Dow Theory Bear Market Signal CORRECTION

Dow Theory bear market signals require hitting of new lows by both the Industrial average and the Transportation average, an upward correction where both averages do not hit new highs, then another move down where both averages hit new lows. In a previous post we said:
...both the Dow Jones Industrial Average and the Dow Jones Transportation Average hit lows this year, then turned around. The DJIA then hit a new high, but that was not confirmed by the DJTA. Such a non-confirmation raises a red flag. And now that both the DJIA and the DTIA have fallen below previous lows, a bear market signal has been given.
That's not correct. Caught up in the frenzy of the heavy action last week, we must have slipped into a hallucinatory state, imagining the scenario described. Or was it a lack of focus on the charts? Because upon checking up on ourselves, we notice that what happened was that the Industrials hit a new high, unconfirmed by the Transports, followed by a divergence between the two where the Industrials headed up and the Transports headed down. Eventually, both did hit new lows.
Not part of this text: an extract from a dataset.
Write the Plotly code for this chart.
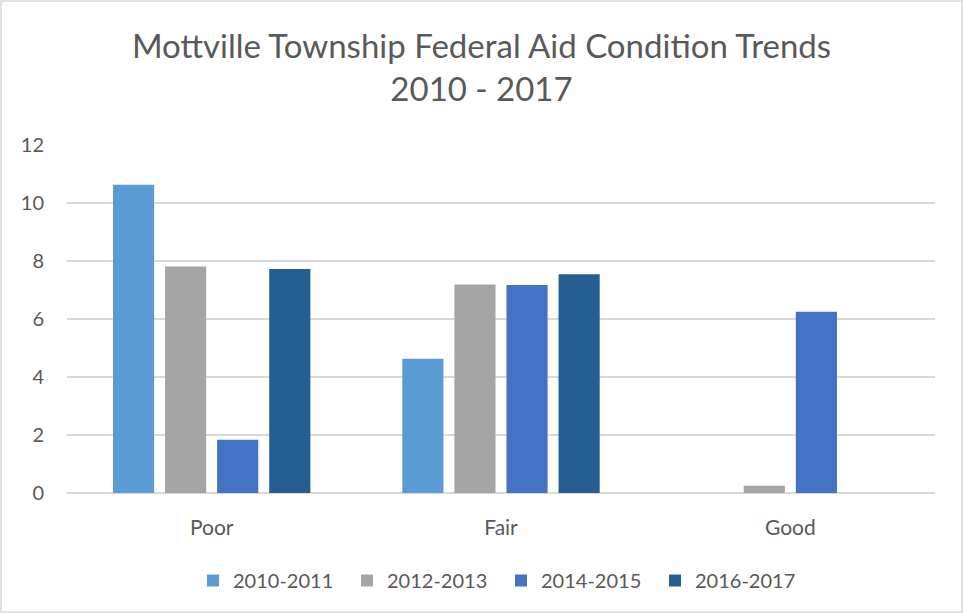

It's a difference that makes a difference.

And while we read a number of commentaries about how the action above was bearish, that's not exactly a bear market signal, just bearish action.

Again, a difference that makes a difference.

So here's what to look for now. Both averages having hit new lows have begun to ascend. If both achieve new highs, we're back in the bull. If one or neither does, and both then reverse and hit new lows - to be clear, exceeding the previous, just hit lows - then we face the bear.